By JOHN SEEWER
February 8, 2014
An Ohio couple in hiding with their daughter plan to pursue their legal arguments to make health care decisions for her even if judges allow a court-appointed guardian to withdraw from a campaign to put her through cancer treatments.
Andy and Anna Hershberger are appealing a court decision that allowed the guardian to step in. The Amish couple said they weren’t objecting to the treatment for religious reasons but because they believe the chemotherapy was killing 11-year-old Sarah.
Meanwhile, the guardian says she can’t contact the family and has asked to withdraw from the case.
The Hershbergers say assigning a guardian to have the final say robbed them of their constitutional rights. They’re appealing under the Ohio Health Care Freedom Amendment that voters approved in 2011. The amendment prohibits any law from forcing Ohioans to participate in “a health care system.”
Their appeal marks the first time a court has been asked to determine the scope of the amendment, which was largely thought to be a symbolic vote against President Barack Obama’s health care overhaul.
Maurice Thompson of the libertarian 1851 Center for Constitutional Law in Ohio helped draft the state amendment and is now representing the Hershbergers.

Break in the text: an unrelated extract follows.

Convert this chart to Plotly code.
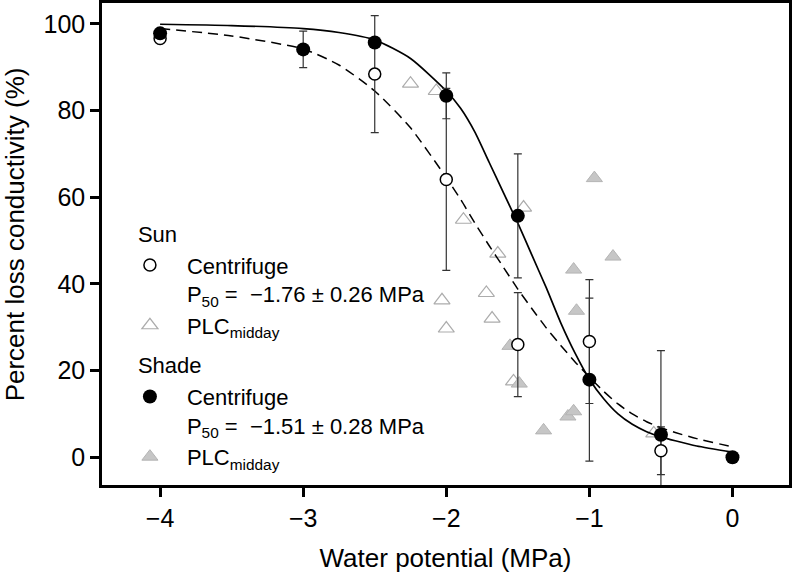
import plotly.graph_objects as go

# ---------------- data ----------------
# Centrifuge vulnerability curves: water potential (MPa), PLC (%), SE
sun_psi = [-4.0, -2.5, -2.0, -1.5, -1.0, -0.5]
sun_plc = [96.6, 88.4, 64.1, 26.0, 26.7, 1.5]
sun_err = [0.0, 13.5, 21.0, 12.0, 14.3, 5.5]

shade_psi = [-4.0, -3.0, -2.5, -2.0, -1.5, -1.0, -0.5, 0.0]
shade_plc = [97.8, 94.1, 95.7, 83.4, 55.7, 17.9, 5.2, 0.0]
shade_err = [0.0, 4.2, 1.0, 5.3, 14.3, 18.8, 19.4, 0.0]

# Midday PLC measurements
sun_mid_psi = [-2.25, -2.07, -1.88, -1.46, -1.64, -1.72, -2.03, -1.68, -2.0, -1.53, -0.55]
sun_mid_plc = [86.2, 84.5, 54.8, 57.6, 47.0, 37.9, 36.2, 32.0, 29.7, 17.5, 5.5]

shade_mid_psi = [-0.965, -1.11, -0.835, -1.09, -1.555, -1.49, -1.15, -1.11, -1.32]
shade_mid_plc = [64.4, 43.3, 46.3, 33.8, 25.7, 17.0, 9.4, 10.6, 6.2]

# Fitted curves
shade_fit_psi = [-4.0, -3.5, -3.0, -2.75, -2.5, -2.25, -2.0, -1.9, -1.8, -1.7, -1.6, -1.5,
                 -1.4, -1.3, -1.2, -1.1, -1.0, -0.9, -0.8, -0.7, -0.6, -0.5, -0.4, -0.25, 0.0]
shade_fit_plc = [99.9, 99.6, 98.9, 98.0, 96.3, 92.0, 84.5, 80.5, 75.0, 68.0, 61.0, 54.0,
                 46.5, 39.0, 31.0, 24.0, 18.0, 13.5, 10.0, 7.6, 5.9, 4.7, 3.8, 2.6, 1.2]

sun_fit_psi = [-4.0, -3.5, -3.0, -2.75, -2.5, -2.25, -2.0, -1.9, -1.8, -1.7, -1.6, -1.5,
               -1.4, -1.3, -1.2, -1.1, -1.0, -0.9, -0.8, -0.7, -0.6, -0.5, -0.4, -0.25, 0.0]
sun_fit_plc = [98.9, 97.2, 94.2, 90.5, 84.5, 76.0, 64.5, 59.5, 54.0, 48.8, 43.8, 38.8,
               34.2, 29.8, 25.8, 22.0, 18.5, 15.2, 12.3, 10.0, 8.2, 6.8, 5.7, 4.3, 2.4]

x_ticks = [-4, -3, -2, -1, 0]
x_tick_text = ["\u22124", "\u22123", "\u22122", "\u22121", "0"]
y_ticks = [0, 20, 40, 60, 80, 100]

x_range = [-4.406, 0.395]
y_range = [-6.4, 104.8]

FONT = "Liberation Sans, Arial, Helvetica, sans-serif"
BAR_COLOR = "#333333"
PAD = "\u2002"  # small lead-in so the legend text sits where the reference puts it

fig = go.Figure()

# midday triangles (drawn first, underneath)
fig.add_trace(go.Scatter(
    x=sun_mid_psi, y=sun_mid_plc, mode="markers",
    marker=dict(symbol="triangle-up-open", size=14, color="#acacac", line=dict(width=1.2)),
    name=PAD + "PLC<sub>midday</sub>", legendgroup="sun", legendrank=2,
))
fig.add_trace(go.Scatter(
    x=shade_mid_psi, y=shade_mid_plc, mode="markers",
    marker=dict(symbol="triangle-up", size=14, color="#c6c6c6", line=dict(width=1, color="#b4b4b4")),
    name=PAD + "PLC<sub>midday</sub>", legendgroup="shade", legendrank=4,
))

# fitted curves
fig.add_trace(go.Scatter(
    x=sun_fit_psi, y=sun_fit_plc, mode="lines",
    line=dict(color="black", width=1.5, dash="10px,6px", shape="spline", smoothing=0.6),
    showlegend=False, hoverinfo="skip",
))
fig.add_trace(go.Scatter(
    x=shade_fit_psi, y=shade_fit_plc, mode="lines",
    line=dict(color="black", width=1.7, shape="spline", smoothing=0.6),
    showlegend=False, hoverinfo="skip",
))

# error bars (separate so that all circles sit on top of all bars)
for px, py, pe in [(sun_psi, sun_plc, sun_err), (shade_psi, shade_plc, shade_err)]:
    fig.add_trace(go.Scatter(
        x=px, y=py, mode="markers",
        marker=dict(size=1, opacity=0),
        error_y=dict(type="data", array=pe, visible=True, color=BAR_COLOR, thickness=1.2, width=4),
        showlegend=False, hoverinfo="skip",
    ))

# centrifuge circles
fig.add_trace(go.Scatter(
    x=sun_psi, y=sun_plc, mode="markers",
    marker=dict(symbol="circle", size=12, color="white", line=dict(color="black", width=1.5)),
    name=PAD + "Centrifuge<br>" + PAD + "P<sub>50</sub> =  \u22121.76 \u00b1 0.26 MPa",
    legendgroup="sun", legendgrouptitle=dict(text="Sun"), legendrank=1,
))
fig.add_trace(go.Scatter(
    x=shade_psi, y=shade_plc, mode="markers",
    marker=dict(symbol="circle", size=14, color="black", line=dict(color="black", width=0)),
    name=PAD + "Centrifuge<br>" + PAD + "P<sub>50</sub> =  \u22121.51 \u00b1 0.28 MPa",
    legendgroup="shade", legendgrouptitle=dict(text="Shade"), legendrank=3,
))

axis_common = dict(
    showgrid=False, zeroline=False, showline=True, linecolor="black", linewidth=2.5,
    ticks="outside", ticklen=9, tickwidth=2.5, tickcolor="black", automargin=False,
    tickfont=dict(size=25, color="black", family=FONT),
)

fig.update_layout(
    width=793, height=574,
    margin=dict(l=102, r=4, t=3, b=89),
    paper_bgcolor="white", plot_bgcolor="white",
    font=dict(family=FONT, color="black"),
    xaxis=dict(range=x_range, tickvals=x_ticks, ticktext=x_tick_text, mirror=True,
               title=dict(text="Water potential (MPa)", font=dict(size=26), standoff=19),
               **axis_common),
    yaxis=dict(range=y_range, tickvals=y_ticks, mirror=True, **axis_common),
    xaxis2=dict(range=x_range, tickvals=x_ticks, overlaying="x", side="top", anchor="y",
                showticklabels=False, showgrid=False, zeroline=False, showline=False,
                ticks="inside", ticklen=9, tickwidth=2.5, tickcolor="black", automargin=False),
    yaxis2=dict(range=y_range, tickvals=y_ticks, overlaying="y", side="right", anchor="x",
                showticklabels=False, showgrid=False, zeroline=False, showline=False,
                ticks="inside", ticklen=7, tickwidth=2.5, tickcolor="black", automargin=False),
    legend=dict(
        x=0.045, y=0.565, xanchor="left", yanchor="top",
        bgcolor="rgba(0,0,0,0)", borderwidth=0,
        font=dict(size=22, family=FONT, color="black"),
        grouptitlefont=dict(size=22, family=FONT, color="black"),
        traceorder="grouped", tracegroupgap=8, itemwidth=42, indentation=-9,
        valign="top",
    ),
    showlegend=True,
    annotations=[dict(
        text="Percent loss conductivity (%)", textangle=-90,
        xref="paper", yref="paper", x=(15 - 102) / 687, y=0.52,
        xanchor="center", yanchor="middle", showarrow=False,
        font=dict(size=26, family=FONT, color="black"),
    )],
)

fig.write_html("out.html", config={"displayModeBar": False},
               post_script="document.body.style.margin='0px';")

“Allowing an uninterested third-party, one that has never even met the family or the child, to assert an interest in an exceedingly important parental decision will completely undermine the parent-child relationship,” Thompson said in a filing with the Ohio Supreme Court.
Thompson also has filed an appeal in a state appeals court. In a filing with that court, he said that Ohio’s guardianship statutes appear to let courts substitute their judgment for that of suitable parents and that the court should take a narrower view that limits such second-guessing and is consistent with constitutional safeguards of their rights.